Directions: Starting with the first line of the data below, copy each line up to and including the one containing "axg.tick_params(left=False, labelleft=False)". Pictures stay out.

Material:
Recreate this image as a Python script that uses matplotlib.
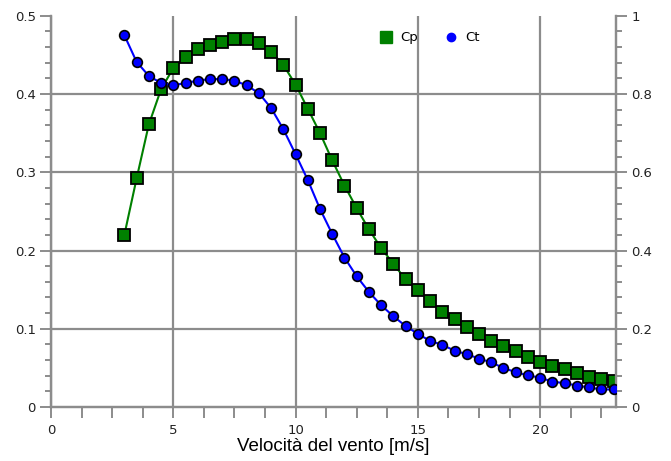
import numpy as np
import matplotlib
matplotlib.use("Agg")
import matplotlib.pyplot as plt
from matplotlib.ticker import MultipleLocator, FuncFormatter, FixedLocator
from matplotlib.lines import Line2D

# wind speed [m/s]
vento = np.arange(3.0, 23.01, 0.5)

cp = [0.220, 0.292, 0.361, 0.406, 0.433, 0.447, 0.457, 0.462, 0.467, 0.470,
      0.470, 0.465, 0.454, 0.437, 0.412, 0.381, 0.350, 0.315, 0.283, 0.254,
      0.227, 0.203, 0.183, 0.163, 0.149, 0.135, 0.122, 0.112, 0.102, 0.093,
      0.085, 0.078, 0.071, 0.064, 0.058, 0.052, 0.048, 0.044, 0.039, 0.036,
      0.033]

ct = [0.950, 0.882, 0.846, 0.828, 0.822, 0.828, 0.834, 0.838, 0.838, 0.834,
      0.822, 0.802, 0.764, 0.710, 0.646, 0.580, 0.506, 0.442, 0.382, 0.334,
      0.294, 0.260, 0.232, 0.207, 0.187, 0.169, 0.159, 0.144, 0.135, 0.124,
      0.114, 0.100, 0.089, 0.081, 0.075, 0.065, 0.061, 0.055, 0.050, 0.045,
      0.045]

# inner grid levels (no line on the open top edge)
griglia_y = [0.1, 0.2, 0.3, 0.4]

grigio = "#8c8c8c"
plt.rcParams['font.family'] = ['DejaVu Sans']

fig = plt.figure(figsize=(6.71, 4.61), dpi=100, facecolor="white")
pos = [0.076, 0.117, 0.842, 0.849]

# background axes only for the horizontal grid
axg = fig.add_axes(pos, frameon=False, zorder=-1)
axg.set_xlim(0, 23.1)
axg.set_ylim(0, 0.5)
axg.yaxis.set_major_locator(FixedLocator(griglia_y))
axg.set_xticks([])
axg.grid(True, axis="y", color=grigio, lw=1.6)
axg.tick_params(left=False, labelleft=False)

ax = fig.add_axes(pos)
ax.patch.set_visible(False)
ax2 = ax.twinx()

ax.plot(vento, cp, color="#008000", lw=1.5, marker="s", ms=9,
        mfc="#008000", mec="black", mew=1.3, zorder=3)
ax2.plot(vento, ct, color="#0000ff", lw=1.5, marker="o", ms=7,
         mfc="#0000ff", mec="black", mew=1.2, zorder=3)

ax.set_xlim(0, 23.1)
ax.set_ylim(0, 0.5)
ax2.set_ylim(0, 1)

fmt = FuncFormatter(lambda v, p: f"{v:g}")
ax.xaxis.set_major_locator(MultipleLocator(5))
ax.xaxis.set_minor_locator(MultipleLocator(1.25))
ax.yaxis.set_major_locator(MultipleLocator(0.1))
ax.yaxis.set_minor_locator(MultipleLocator(0.02))
ax2.yaxis.set_major_locator(MultipleLocator(0.2))
ax2.yaxis.set_minor_locator(MultipleLocator(0.04))
ax.xaxis.set_major_formatter(fmt)
ax.yaxis.set_major_formatter(fmt)
ax2.yaxis.set_major_formatter(fmt)

ax.grid(True, axis="x", which="major", color=grigio, lw=1.6)

for a in (ax, ax2):
    for s in a.spines.values():
        s.set_color(grigio)
        s.set_linewidth(1.6)
    a.tick_params(which="major", length=8, width=1.4, color=grigio,
                  labelsize=9.5, labelcolor="#222222", pad=3)
    a.tick_params(which="minor", length=4, width=1.4, color=grigio)
ax.tick_params(axis="x", which="minor", length=8)
ax.tick_params(axis="x", which="major", pad=4)
ax.xaxis.set_ticks_position("bottom")

ax.set_xlabel("Velocità del vento [m/s]", fontsize=13.5,
              family="Liberation Sans", labelpad=1)

handles = [Line2D([], [], ls="none", marker="s", ms=8, mfc="#008000", mec="#008000"),
           Line2D([], [], ls="none", marker="o", ms=6, mfc="#0000ff", mec="#0000ff")]
leg = ax2.legend(handles, ["Cp", "Ct"], loc="upper left", bbox_to_anchor=(0.56, 0.99),
                 ncol=2, frameon=False, fontsize=9.5, handletextpad=0.6,
                 columnspacing=2.0, handlelength=1.0)

# open top edge
for a in (ax, ax2):
    a.spines["top"].set_visible(False)

fig.savefig("out.png", dpi=100)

Exercise result:
Recreate this image as a Python script that uses matplotlib.
import numpy as np
import matplotlib
matplotlib.use("Agg")
import matplotlib.pyplot as plt
from matplotlib.ticker import MultipleLocator, FuncFormatter, FixedLocator
from matplotlib.lines import Line2D

# wind speed [m/s]
vento = np.arange(3.0, 23.01, 0.5)

cp = [0.220, 0.292, 0.361, 0.406, 0.433, 0.447, 0.457, 0.462, 0.467, 0.470,
      0.470, 0.465, 0.454, 0.437, 0.412, 0.381, 0.350, 0.315, 0.283, 0.254,
      0.227, 0.203, 0.183, 0.163, 0.149, 0.135, 0.122, 0.112, 0.102, 0.093,
      0.085, 0.078, 0.071, 0.064, 0.058, 0.052, 0.048, 0.044, 0.039, 0.036,
      0.033]

ct = [0.950, 0.882, 0.846, 0.828, 0.822, 0.828, 0.834, 0.838, 0.838, 0.834,
      0.822, 0.802, 0.764, 0.710, 0.646, 0.580, 0.506, 0.442, 0.382, 0.334,
      0.294, 0.260, 0.232, 0.207, 0.187, 0.169, 0.159, 0.144, 0.135, 0.124,
      0.114, 0.100, 0.089, 0.081, 0.075, 0.065, 0.061, 0.055, 0.050, 0.045,
      0.045]

# inner grid levels (no line on the open top edge)
griglia_y = [0.1, 0.2, 0.3, 0.4]

grigio = "#8c8c8c"
plt.rcParams['font.family'] = ['DejaVu Sans']

fig = plt.figure(figsize=(6.71, 4.61), dpi=100, facecolor="white")
pos = [0.076, 0.117, 0.842, 0.849]

# background axes only for the horizontal grid
axg = fig.add_axes(pos, frameon=False, zorder=-1)
axg.set_xlim(0, 23.1)
axg.set_ylim(0, 0.5)
axg.yaxis.set_major_locator(FixedLocator(griglia_y))
axg.set_xticks([])
axg.grid(True, axis="y", color=grigio, lw=1.6)
axg.tick_params(left=False, labelleft=False)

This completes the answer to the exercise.